I thanked my father before he left this earth and I look forward to seeing him again when I go to where he now resides and I thank him today within these lines and on these pages for not having left me out of his lectures and his pronouncements about how I was to be and how I should live. I did not agree with all his edicts, but I respected him for taking the time to tell me them. I did not agree with all his ranting and raving, but I always even as a small child, knew that he felt pain that was only expressed when he shouted and so he needed to shout. I thank my earthly father today for having imbued in me a sense of self that today continues to lift me up and keep me buoyed to such a degree that along with my relationship with God, I am a force to be reckoned with; to some degree like he was. I thank my father that as I have reached forward for academic and vocational achievements, I have seen his face before me encouraging me to do more. And I thank my father that he never even suggested in the slightest that I could not achieve because I was a girl.
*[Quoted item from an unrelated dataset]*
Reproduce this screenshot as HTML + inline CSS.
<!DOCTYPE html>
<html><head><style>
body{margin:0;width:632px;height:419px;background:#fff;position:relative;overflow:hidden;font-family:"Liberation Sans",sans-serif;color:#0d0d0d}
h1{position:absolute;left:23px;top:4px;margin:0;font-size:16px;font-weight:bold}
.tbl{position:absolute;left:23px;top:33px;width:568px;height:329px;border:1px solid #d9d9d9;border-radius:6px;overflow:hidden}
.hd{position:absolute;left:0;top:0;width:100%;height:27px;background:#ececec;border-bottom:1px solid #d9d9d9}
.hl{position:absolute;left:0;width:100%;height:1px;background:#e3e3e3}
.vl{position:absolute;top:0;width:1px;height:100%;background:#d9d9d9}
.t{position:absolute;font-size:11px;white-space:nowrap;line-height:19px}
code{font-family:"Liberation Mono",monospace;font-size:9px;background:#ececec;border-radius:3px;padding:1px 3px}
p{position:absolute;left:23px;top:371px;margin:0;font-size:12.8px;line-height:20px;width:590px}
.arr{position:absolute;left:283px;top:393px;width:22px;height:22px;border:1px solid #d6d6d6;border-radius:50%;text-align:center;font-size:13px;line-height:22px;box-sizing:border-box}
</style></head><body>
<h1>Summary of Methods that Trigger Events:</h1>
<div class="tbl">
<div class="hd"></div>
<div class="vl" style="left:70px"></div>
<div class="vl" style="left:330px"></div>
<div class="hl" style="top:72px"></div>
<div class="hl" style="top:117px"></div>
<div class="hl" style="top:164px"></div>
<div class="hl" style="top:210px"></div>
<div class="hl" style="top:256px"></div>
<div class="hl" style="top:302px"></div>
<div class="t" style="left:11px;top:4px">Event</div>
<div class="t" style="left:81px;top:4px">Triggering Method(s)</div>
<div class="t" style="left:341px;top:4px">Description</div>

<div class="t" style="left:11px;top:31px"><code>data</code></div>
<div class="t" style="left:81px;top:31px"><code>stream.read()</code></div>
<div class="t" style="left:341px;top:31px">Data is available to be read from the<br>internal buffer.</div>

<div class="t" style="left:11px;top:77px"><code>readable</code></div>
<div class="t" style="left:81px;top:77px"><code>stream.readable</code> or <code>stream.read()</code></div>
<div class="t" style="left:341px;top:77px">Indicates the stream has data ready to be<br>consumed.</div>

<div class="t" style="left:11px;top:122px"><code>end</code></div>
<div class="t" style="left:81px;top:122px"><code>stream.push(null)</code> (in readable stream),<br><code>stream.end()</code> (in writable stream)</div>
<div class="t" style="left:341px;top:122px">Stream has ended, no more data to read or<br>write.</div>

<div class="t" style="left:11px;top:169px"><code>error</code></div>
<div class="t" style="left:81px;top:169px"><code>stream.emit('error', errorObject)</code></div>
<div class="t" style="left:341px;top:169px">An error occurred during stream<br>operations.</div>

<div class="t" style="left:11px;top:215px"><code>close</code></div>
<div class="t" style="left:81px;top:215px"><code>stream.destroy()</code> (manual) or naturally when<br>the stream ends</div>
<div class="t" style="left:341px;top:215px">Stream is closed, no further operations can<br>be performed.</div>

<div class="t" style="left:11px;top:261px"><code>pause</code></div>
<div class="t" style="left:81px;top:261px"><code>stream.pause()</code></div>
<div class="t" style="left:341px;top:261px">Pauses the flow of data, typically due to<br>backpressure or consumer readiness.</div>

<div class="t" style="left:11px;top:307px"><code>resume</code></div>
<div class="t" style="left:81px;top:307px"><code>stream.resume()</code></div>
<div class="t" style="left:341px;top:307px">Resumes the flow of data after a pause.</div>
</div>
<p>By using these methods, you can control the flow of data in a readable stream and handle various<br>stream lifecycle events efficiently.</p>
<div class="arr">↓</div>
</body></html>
It was he that recommended me for my first full-time job as a 15 year old child; he believed in me you see and for that I will always thank my father. He had faith in me that I could do the job of an adult in a place so appropriate, the local newspaper company where he worked in the reference library. You see in the end and toward the waning days of his life he spent many hours amongst literary tomes and reference materials; and I worked at the tender age of 15 writing words, words that he so dearly loved and which I have grown to love so dearly because of the rich heritage that he leant over and whispered in my ears as I grew. Love it surely I would, if he would have been here to see me walk the carpet to receive my doctorial degree in counseling and to become ordained; for I know he would have felt pride in one that quite willingly carries his gene of humility no matter what I have achieved. I somehow suspect he sees me and knows what I am doing even right at this moment.

Even as a child I believed that one should as often as possible tell others of my love for them; I thank God that my father knew of my love and regard for him and as he so often communicated by mail after I moved to the States at 17 years old, I would frequently remind him that though he didn’t father me perfectly, he fathered me the best he knew how and that has made all the difference in my life!!!!